Day 4: Bittersweet last day in Camiguin

Here’s a piece of the action beneath the waves off of Mantigue Island. Photo by Daniel Soriano

Cap your Camiguin trip with some of my personal favorite destinations, starting with the gem of Mahinog—Mantigue Island. Accessible by a 10 minute pump boat ride, Mantigue is a marine sanctuary absolutely teeming with underwater life, and you might even spot a turtle or two. The island is shaded by a thick canopy of trees and is home to a small fishing community so be sure to walk around the island and meet the locals. There’splenty of picnic sheds and tables, and there’s a small restaurant where you can order grilled meat and seafood.
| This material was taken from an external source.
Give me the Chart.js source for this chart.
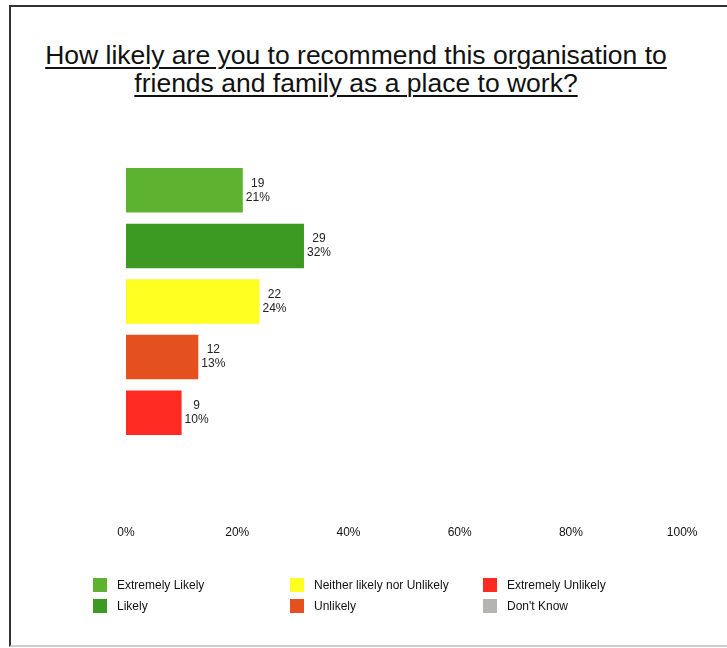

One of the many delicacies you can get at J&R Fishpen: local clams raised right at the fishpen. Photo by Daniel Soriano

J&R Fishpen at the lagoon is Zowie’s favorite place to enjoy freshly caught and cooked seafood as well as classic Filipino dishes. With a full belly, you’re ready to make the drive to Tuasan Falls about 45 minutes away in Catarman. Aside from the road leading in, this area has remained practically untouched making it the perfect place to swim and take photos of the beautiful surroundings.

Last but not least is the popular Bura Soda Swimming Pool, a natural spring with carbonated water located down the road from Tuasan Falls. If you’re game to give it a taste, there are taps where you can try this entirely natural, slightly fizzy water.

Get there. SkyJet Airlines flies to Camiguin four times weekly. Island transportation includes motorbikes, multicabs, and motorelas.